Bowling Green’s Heritage 2025 program — renamed Downtown Forward — is moving forward.
The city will be partnering with Bowling Green State University’s Center for Regional Development in the effort. The city was chosen to be a part of the CRD’s Reimagining Rural Regions – or R3 – program.
At a recent council meeting, Mayor Mike Aspacher said he has appointed a steering committee to work with the Center for Regional Development team, chaired by resident Dick Newlove. BGSU and Bowling Green High School representatives for the 13-member committee have yet to be chosen, he said.
Russell Mills, senior director of the Center for Regional Development, said that the end result of the nine-to-12-month process with the CRD will be to create a community placemaking strategic plan based on a community engagement process. The plan will serve as a starting point for a project identified by the community.
Mills said the city of Van Wert was interested in “co-working spaces” as a means of seeding entrepreneurship, and also working with businesses to determine why they often close at 4-5 p.m. In Marysville, he said that community is looking at a partnership with the YMCA to build a new community center.

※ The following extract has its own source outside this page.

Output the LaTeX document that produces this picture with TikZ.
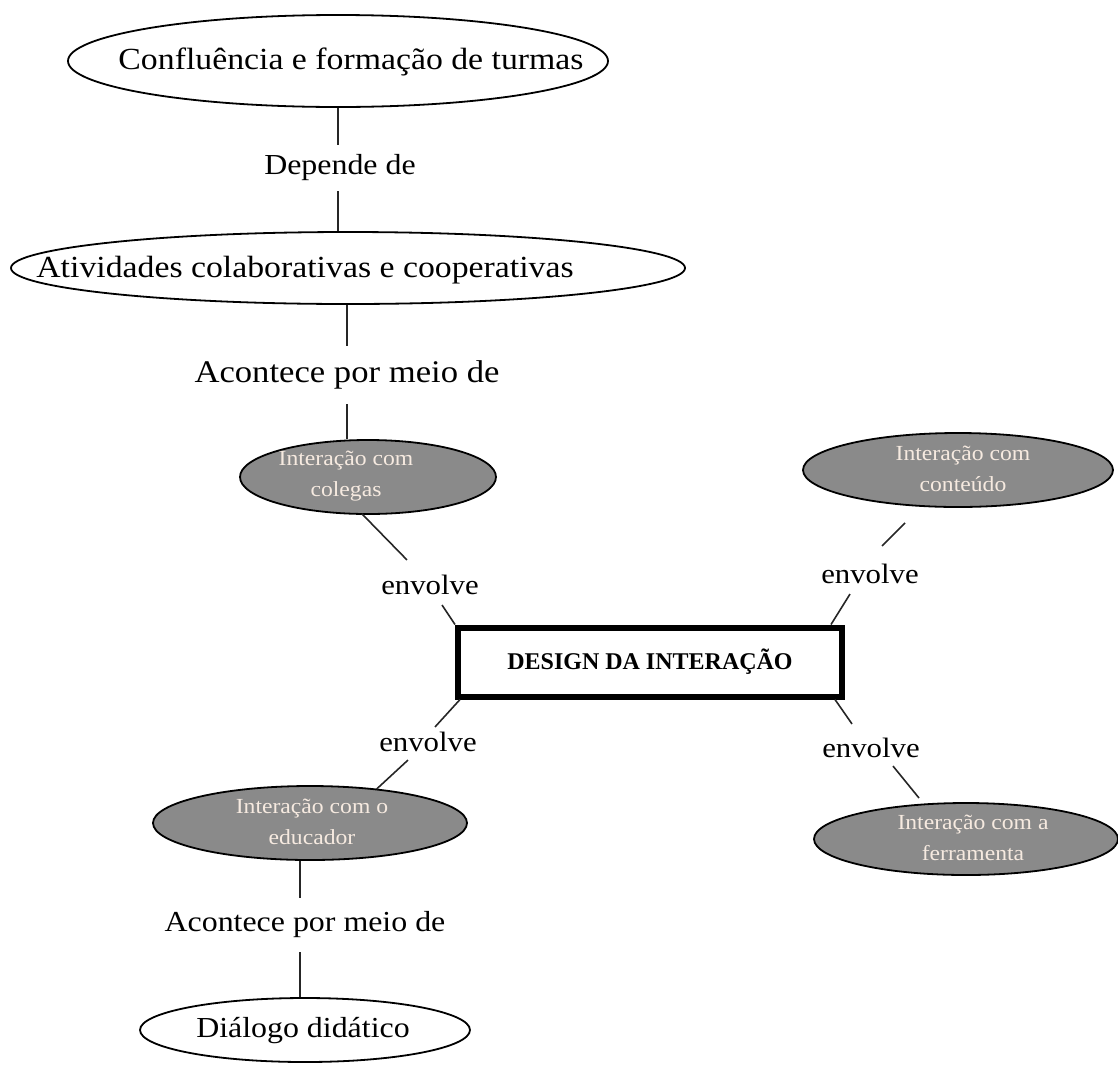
\documentclass[tikz,border=0pt]{standalone}
\usepackage{fontspec}
\setmainfont{Liberation Serif}[FakeStretch=1.1]
\newfontfamily\corefont{Liberation Serif}
\usetikzlibrary{shapes.geometric}
\definecolor{bubblegray}{RGB}{138,138,138}
\definecolor{bubbletext}{RGB}{246,234,224}
\begin{document}
\begin{tikzpicture}[x=1pt,y=-1pt,
  link/.style={line width=1.6pt, draw=black!85},
  outline/.style={ellipse, draw, line width=1.8pt, fill=white, inner sep=0pt},
  bubble/.style={ellipse, draw, line width=1.8pt, fill=bubblegray, inner sep=0pt},
  maintext/.style={font=\fontsize{30.7}{36}\selectfont, inner sep=0pt},
  bubbletxt/.style={font=\fontsize{21.5}{31}\selectfont, text=bubbletext, align=center, inner sep=0pt},
  lbl/.style={font=\fontsize{29}{34}\selectfont, inner xsep=2pt},
  verb/.style={font=\fontsize{28}{32}\selectfont, inner sep=0pt},
  corebox/.style={draw, line width=6pt, inner sep=0pt, fill=white,
    font=\corefont\bfseries\fontsize{24}{28}\selectfont}]

\useasboundingbox (0,0) rectangle (1118,1066);

% upper chain
\node[outline, minimum width=540pt, minimum height=92pt] (conf) at (338,61) {};
\node[maintext] (conf-t) at (351,62) {Confluência e formação de turmas};

\node[lbl, inner ysep=10pt] (dep) at (340,168) {Depende de};

\node[outline, minimum width=674pt, minimum height=72pt] (ativ) at (348,268) {};
\node[maintext] (ativ-t) at (305,270) {Atividades colaborativas e cooperativas};

\node[lbl, font=\fontsize{31.5}{36}\selectfont, inner ysep=15pt] (acont1) at (347,375) {Acontece por meio de};

\node[bubble, minimum width=256pt, minimum height=74pt] (colegas) at (368,477) {};
\node[bubbletxt] (colegas-t) at (346,476) {Interação com\\colegas};

% central box
\node[corebox, minimum width=384pt, minimum height=69pt] (core) at (650,662) {DESIGN DA INTERAÇÃO};

% right upper
\node[bubble, minimum width=310pt, minimum height=74pt] (conteudo) at (958,470) {};
\node[bubbletxt] (conteudo-t) at (963,469) {Interação com\\conteúdo};

% lower left
\node[bubble, minimum width=314pt, minimum height=74pt] (educador) at (310,823) {};
\node[bubbletxt] (educador-t) at (312,822) {Interação com o\\educador};

% lower right
\node[bubble, minimum width=304pt, minimum height=72pt] (ferramenta) at (966,839) {};
\node[bubbletxt] (ferramenta-t) at (973,838) {Interação com a\\ferramenta};

% bottom chain
\node[lbl, inner ysep=14pt] (acont2) at (305,925) {Acontece por meio de};
\node[outline, minimum width=330pt, minimum height=64pt] (dialogo) at (305,1030) {};
\node[maintext, font=\fontsize{29}{34}\selectfont] (dialogo-t) at (303,1031) {Diálogo didático};

% verbs around the box
\node[verb] (env1) at (430,585) {envolve};
\node[verb] (env2) at (870,574) {envolve};
\node[verb] (env3) at (428,742) {envolve};
\node[verb] (env4) at (871,748) {envolve};

% vertical links
\draw[link] (conf.south) -- (conf.south |- dep.north);
\draw[link] (conf.south |- dep.south) -- (conf.south |- ativ.north);
\draw[link] (ativ.south -| acont1.north) -- (acont1.north);
\draw[link] (acont1.south) -- (colegas.north -| acont1.south);
\draw[link] ([xshift=-10pt]educador.south) -- ([xshift=-10pt]educador.south |- acont2.north);
\draw[link] ([xshift=-10pt]educador.south |- acont2.south) -- ([xshift=-5pt]dialogo.north);

% diagonal links through the verbs
\draw[link] ([xshift=-6pt,yshift=1pt]colegas.south) -- ([xshift=-23pt,yshift=15pt]env1.north);
\draw[link] ([xshift=12pt,yshift=-10pt]env1.south) -- (core.north west);

\draw[link] ([xshift=-53pt,yshift=-15pt]conteudo.south) -- ([xshift=12pt,yshift=18pt]env2.north);
\draw[link] ([xshift=-20pt,yshift=-10pt]env2.south) -- ([xshift=-14pt]core.north east);

\draw[link] ([xshift=5pt]core.south west) -- ([xshift=7pt,yshift=5pt]env3.north);
\draw[link] ([xshift=-20pt,yshift=-8pt]env3.south) -- ([xshift=-45pt]educador.north east |- 0,789);

\draw[link] ([xshift=-10pt]core.south east) -- ([xshift=-19pt,yshift=14pt]env4.north);
\draw[link] ([xshift=22pt,yshift=-8pt]env4.south) -- (919,798);
\end{tikzpicture}
\end{document}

He said the city of Bowling Green actually served as an example for them.
“We’re looking forward to working closely with your team,” Aspacher said.
Councilman Greg Robinette said that he was struck by the commitment of so many members of the community to the project.

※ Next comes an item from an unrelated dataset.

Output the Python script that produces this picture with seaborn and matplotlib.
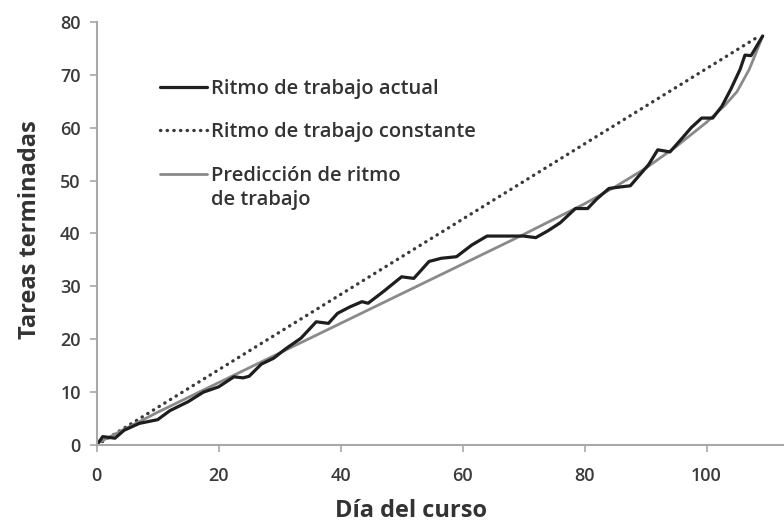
import matplotlib
matplotlib.use("Agg")
import matplotlib.pyplot as plt
import seaborn as sns

dias_actual = [0, 1, 3, 4.5, 7, 10, 12, 15, 17.5, 20, 22.5, 24, 25, 27, 29, 31, 33.5,
               36, 38, 39.5, 41.5, 43.5, 44.5, 47, 50, 52, 54.5, 56.5, 59, 61.5, 64,
               67, 70, 72, 74, 76, 78.5, 80.5, 82, 84, 86, 87.5, 89, 90.5, 92, 94, 96,
               97.5, 99.2, 101, 102.5, 104, 105.5, 106.3, 107.3, 109.2]
tareas_actual = [0, 1.6, 1.3, 2.8, 4.1, 4.8, 6.5, 8.2, 10, 11, 12.9, 12.7, 13, 15.3,
                 16.4, 18.2, 20.2, 23.3, 23, 24.9, 26.1, 27.1, 26.8, 29, 31.8, 31.5,
                 34.7, 35.3, 35.6, 37.8, 39.5, 39.5, 39.5, 39.2, 40.5, 42, 44.7, 44.7,
                 46.5, 48.5, 48.8, 49, 51, 53, 55.8, 55.4, 58, 60, 61.8, 61.8, 64,
                 67.3, 71, 73.7, 73.6, 77.3]

# prediccion
dias_prediccion = [0, 10, 20, 30, 40, 50, 60, 70, 75, 80, 85, 90, 95, 100, 103, 105,
                   107, 108, 109.2]
tareas_prediccion = [0.3, 6.2, 11.8, 17.4, 23, 28.6, 34.2, 39.8, 42.7, 45.6, 48.8,
                     52.3, 56.4, 61, 64.2, 66.8, 71, 73.8, 77.3]

# ritmo constante
dias_constante = [0, 108.5]
tareas_constante = [0, 77.2]

etiquetas = ["Ritmo de trabajo actual", "Ritmo de trabajo constante", "Predicción de ritmo"]
etiqueta_extra = "de trabajo"

xticks = [0, 20, 40, 60, 80, 100]
yticks = [0, 10, 20, 30, 40, 50, 60, 70, 80]

sns.set_style("white")
plt.rcParams['font.family'] = ['Open Sans', 'DejaVu Sans']

fig = plt.figure(figsize=(7.84, 5.23), dpi=100)
ax = fig.add_axes([0.1233, 0.149, 0.8767, 0.8094])

sns.lineplot(x=dias_constante, y=tareas_constante, ax=ax, color='#3a3a3a', lw=2.4,
             linestyle=(0, (0.1, 1.9)), dash_capstyle='round', label=etiquetas[1])
sns.lineplot(x=dias_prediccion, y=tareas_prediccion, ax=ax, color='#8a8a8a', lw=2.0,
             label=etiquetas[2])
sns.lineplot(x=dias_actual, y=tareas_actual, ax=ax, color='#1e1e1e', lw=2.3,
             solid_joinstyle='round', label=etiquetas[0])

ax.set_xlim(0, 112.7)
ax.set_ylim(0, 80)
ax.set_xticks(xticks)
ax.set_yticks(yticks)
sns.despine(ax=ax)
for s in ['left', 'bottom']:
    ax.spines[s].set_color('#a8a8a8')
    ax.spines[s].set_linewidth(1.5)
ax.tick_params(bottom=True, left=True, direction='out', length=5, width=1.2,
               color='#a8a8a8', labelsize=13, labelcolor='#3a3a3a')
ax.tick_params(axis='x', pad=11)
ax.tick_params(axis='y', pad=6.5)
for t in ax.get_xticklabels() + ax.get_yticklabels():
    t.set_fontweight('semibold')

ax.set_xlabel("Día del curso", fontsize=17, fontweight='bold', color='#333333')
ax.set_ylabel("Tareas terminadas", fontsize=17, fontweight='bold', color='#333333')
ax.xaxis.set_label_coords(0.457, -0.156)
ax.xaxis.label.set_va('center')
ax.yaxis.set_label_coords(-0.097, 0.51)
ax.yaxis.label.set_va('center')

h, l = ax.get_legend_handles_labels()
orden = [l.index(e) for e in etiquetas]
leg = ax.legend([h[i] for i in orden], [l[i] for i in orden], loc='upper left',
                bbox_to_anchor=(0.092, 0.865), frameon=False, fontsize=14.5,
                handlelength=2.35, handletextpad=0.2, labelspacing=1.16,
                borderpad=0, borderaxespad=0)
for t in leg.get_texts():
    t.set_color('#333333')
    t.set_fontweight('semibold')
ax.annotate(etiqueta_extra, xy=(0, 0), xycoords=leg.get_texts()[2], xytext=(0, -3.3),
            textcoords='offset points', va='top', ha='left', fontsize=14.5,
            color='#333333', fontweight='semibold', zorder=10)

fig.savefig("out.png", dpi=100)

“Just how many busy folks are willing to help us out and step up to the plate,” he said.
Also at the Sept. 6 meeting, council:
• Heard that committee of the whole meeting will be held tonight at 6, prior to that evening’s council meeting, to receive a presentation on a bicycle treatment map.

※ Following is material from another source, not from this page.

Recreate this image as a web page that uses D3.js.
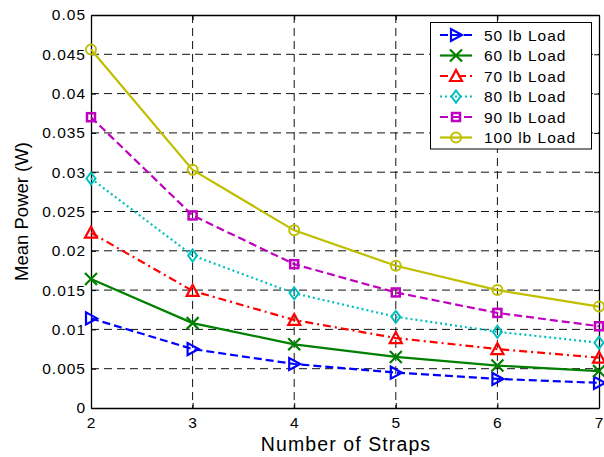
<!DOCTYPE html>
<html>
<head>
<meta charset="utf-8">
<script src="https://cdn.jsdelivr.net/npm/d3@7"></script>
<style>
  html, body { margin: 0; padding: 0; background: #fff; }
  svg { display: block; font-family: Arial, "Liberation Sans", sans-serif; }
</style>
</head>
<body>
<svg id="chart" width="604" height="457"></svg>
<script>
// Number of straps (x) and mean power per load (W)
const straps = [2, 3, 4, 5, 6, 7];
const load50  = [0.0114, 0.0075, 0.0056, 0.0045, 0.0037, 0.0032];
const load60  = [0.0164, 0.0108, 0.0081, 0.0065, 0.0054, 0.0047];
const load70  = [0.0223, 0.0149, 0.0112, 0.0089, 0.0075, 0.0064];
const load80  = [0.0292, 0.0194, 0.0146, 0.0116, 0.0097, 0.0083];
const load90  = [0.0370, 0.0245, 0.0183, 0.0147, 0.0121, 0.0104];
const load100 = [0.0456, 0.0303, 0.0226, 0.0181, 0.0150, 0.0129];
const seriesNames = ["50 lb Load", "60 lb Load", "70 lb Load", "80 lb Load", "90 lb Load", "100 lb Load"];
const yTicks = [0, 0.005, 0.01, 0.015, 0.02, 0.025, 0.03, 0.035, 0.04, 0.045, 0.05];
const yTickLabels = ["0", "0.005", "0.01", "0.015", "0.02", "0.025", "0.03", "0.035", "0.04", "0.045", "0.05"];

const seriesValues = [load50, load60, load70, load80, load90, load100];
const styles = [
  { color: "#0000ff", dash: "8,4",       marker: "tri-right" },
  { color: "#008000", dash: null,        marker: "x" },
  { color: "#ff0000", dash: "8,4,2,4",   marker: "tri-up" },
  { color: "#00bfbf", dash: "2,3",       marker: "diamond" },
  { color: "#bf00bf", dash: "8,4",       marker: "square" },
  { color: "#bfbf00", dash: null,        marker: "circle" }
];

const svg = d3.select("#chart");
const plotL = 91, plotR = 599, plotT = 15, plotB = 408;

const x = d3.scaleLinear().domain([2, 7]).range([plotL, plotR]);
const y = d3.scaleLinear().domain([0, 0.05]).range([plotB, plotT]);

// grid
const grid = svg.append("g");
grid.selectAll("line.gx").data(straps.slice(1, -1)).join("line")
  .attr("x1", d => x(d)).attr("x2", d => x(d))
  .attr("y1", plotT).attr("y2", plotB)
  .attr("stroke", "#111").attr("stroke-width", 1).attr("stroke-dasharray", "8,5");
grid.selectAll("line.gy").data(yTicks.slice(1, -1)).join("line")
  .attr("x1", plotL).attr("x2", plotR)
  .attr("y1", d => y(d)).attr("y2", d => y(d))
  .attr("stroke", "#111").attr("stroke-width", 1).attr("stroke-dasharray", "8,5");

// axes with inward ticks
const axB = svg.append("g").attr("transform", `translate(0,${plotB})`)
  .call(d3.axisBottom(x).tickValues(straps).tickFormat(d3.format("d")).tickSizeInner(-5).tickSizeOuter(0).tickPadding(9));
const axL = svg.append("g").attr("transform", `translate(${plotL},0)`)
  .call(d3.axisLeft(y).tickValues(yTicks).tickFormat((d, i) => yTickLabels[i]).tickSizeInner(-5).tickSizeOuter(0).tickPadding(5));
const axT = svg.append("g").attr("transform", `translate(0,${plotT})`)
  .call(d3.axisTop(x).tickValues(straps).tickFormat("").tickSizeInner(-5).tickSizeOuter(0));
const axR = svg.append("g").attr("transform", `translate(${plotR},0)`)
  .call(d3.axisRight(y).tickValues(yTicks).tickFormat("").tickSizeInner(-5).tickSizeOuter(0));
[axB, axL, axT, axR].forEach(a => {
  a.select(".domain").attr("stroke", "#000").attr("stroke-width", 1.3);
  a.selectAll(".tick line").attr("stroke", "#000");
  a.selectAll(".tick text").attr("fill", "#000")
    .style("font-size", "15.5px").style("letter-spacing", "1px")
    .style("font-family", "Arial, 'Liberation Sans', sans-serif");
});

// axis titles
svg.append("text").attr("x", 346).attr("y", 451)
  .attr("text-anchor", "middle").style("font-size", "19.5px").style("letter-spacing", "1.1px").attr("fill", "#000")
  .text("Number of Straps");
svg.append("text").attr("transform", `translate(28,${(plotT + plotB) / 2}) rotate(-90)`)
  .attr("text-anchor", "middle").style("font-size", "18.5px").attr("fill", "#000")
  .text("Mean Power (W)");

// marker drawing
function drawMarker(g, type, cx, cy, color) {
  const s = 5;
  if (type === "circle") {
    g.append("circle").attr("cx", cx).attr("cy", cy).attr("r", s)
      .attr("fill", "none").attr("stroke", color).attr("stroke-width", 2);
  } else if (type === "square") {
    g.append("rect").attr("x", cx - 4).attr("y", cy - 4).attr("width", 8).attr("height", 8)
      .attr("fill", "none").attr("stroke", color).attr("stroke-width", 2.5);
  } else if (type === "diamond") {
    g.append("path").attr("d", `M${cx},${cy - 6}L${cx + 4.5},${cy}L${cx},${cy + 6}L${cx - 4.5},${cy}Z`)
      .attr("fill", "none").attr("stroke", color).attr("stroke-width", 2);
  } else if (type === "tri-up") {
    g.append("path").attr("d", `M${cx},${cy - 6}L${cx + 6},${cy + 5}L${cx - 6},${cy + 5}Z`)
      .attr("fill", "none").attr("stroke", color).attr("stroke-width", 2.2);
  } else if (type === "tri-right") {
    g.append("path").attr("d", `M${cx + 6},${cy}L${cx - 5},${cy - 6}L${cx - 5},${cy + 6}Z`)
      .attr("fill", "none").attr("stroke", color).attr("stroke-width", 2.2);
  } else if (type === "x") {
    g.append("path").attr("d", `M${cx - 6},${cy - 6}L${cx + 6},${cy + 6}M${cx - 6},${cy + 6}L${cx + 6},${cy - 6}`)
      .attr("fill", "none").attr("stroke", color).attr("stroke-width", 2.2);
  }
}

// series
const line = d3.line().x((d, i) => x(straps[i])).y(d => y(d));
seriesValues.forEach((vals, k) => {
  const st = styles[k];
  const g = svg.append("g");
  g.append("path").datum(vals).attr("d", line)
    .attr("fill", "none").attr("stroke", st.color).attr("stroke-width", 2.2)
    .attr("stroke-dasharray", st.dash);
  vals.forEach((v, i) => drawMarker(g, st.marker, x(straps[i]), y(v), st.color));
});

// legend
const lg = svg.append("g");
lg.append("rect").attr("x", 430.5).attr("y", 22.5).attr("width", 161).attr("height", 126.5)
  .attr("fill", "#fff").attr("stroke", "#000").attr("stroke-width", 1);
seriesNames.forEach((name, k) => {
  const st = styles[k];
  const ry = 35 + k * 20.5;
  const g = lg.append("g");
  g.append("line").attr("x1", 440).attr("x2", 472).attr("y1", ry).attr("y2", ry)
    .attr("stroke", st.color).attr("stroke-width", 2.2).attr("stroke-dasharray", st.dash);
  drawMarker(g, st.marker, 456, ry, st.color);
  g.append("text").attr("x", 484).attr("y", ry + 5.5)
    .style("font-size", "15.5px").style("letter-spacing", "1px").attr("fill", "#000").text(name);
});
</script>
</body>
</html>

• Heard from Public Infrastructure Director Brian O’Connell that work on West Wooster Street to replace water and sewer lines will be beginning. The first phase will be from Church Street to Gorrell Avenue, the second phase will be from Gorrell Avenue to Haskins Road, and the third phase will be from Wooster Street to Wallace Avenue. The expected completion date of the work is May, with the work taking place over the winter. He said they are planning to maintain one lane of eastbound traffic, with westbound traffic being detoured.
O’Connell additionally said that 15 trees are to be taken down as the result of that project, as well as due to utility and pavement work. O’Connell said city staff have already spoken to property owners and that after the project is completed, they will offer trees to go back into the affected areas.
• Heard from resident Faith Elsen that an Emergency Essentials Fair will be held Saturday at 1033 Conneaut Ave. from 10 a.m.-2 p.m.
• Introduced a resolution urging Gov. Mike DeWine and the Ohio Department of Transportation to reconsider ending the “Route 23 Connect” study, and supporting an improved highway connection between Northwest Ohio and the city of Columbus. According to a legislative package document prepared for council, ODOT has recently decided to end the study. The resolution “urges the governor and ODOT to continue to investigate improvements, upgrades, a bypass and other possibilities to address increased traffic along Route 23 through Delaware County.” The document lists benefits to an improved corridor, including “strengthened connection between Northwest Ohio and Columbus (which provides additional access to domestic and international markets for both regions), reduced congestion, improved travel times, and decreased crash rates.”
• Introduced an ordinance authorizing O’Connell to sell or trade electrical equipment no longer needed for municipal purposes. According to the legislative package document, the equipment includes a series of old 4,160 volt substation equipment, valued at approximately $25,000, as well as some additional equipment which has generated interest for $9,000 in trade-in credit from National Power Equipment Inc. which can be applied to future purchases. According to the document, “because the equipment value is over $1,000 but no longer needed for municipal purposes, it required Board and City Council approval to dispose of the items.”
• Introduced an ordinance authorizing O’Connell to execute a power purchase agreement with American Municipal Power for the city’s water treatment and wastewater treatment plants. According to the legislative package document, this relates to approximately 10% of the city’s power supply; that portion of the market has been prone to price volatility. AMP has negotiated a power purchase agreement “with Avangrid for wind power from its Locust Ridge Wind Project in eastern Pennsylvania.” The agreement is for a three-year, fixed price costing overall $53.75 per megawatt hour; current market price is at approximately $64.50 per MWh. “AMP recommended we purchase up to 2.0 MW for the plants, and the proposed allocation will be 0.8 MW to the water treatment plant and 1.2 MW to the water pollution control plant. This would supply about 38% of the energy needs for each plant,” the document stated.
• Introduced an ordinance amending sections 158.03 and 158.08 of the codified ordinances, related to historic and architectural preservation. According to the legislative package document, the Historic Preservation Commission “has been discussing changes to the minimum landscaping requirements in (the)… Historic and Architectural Preservation Code based on comments from council members during the review of the Historic Preservation Ordinance introduced in 2021. The amendment seeks to provide clarification of the requirements.”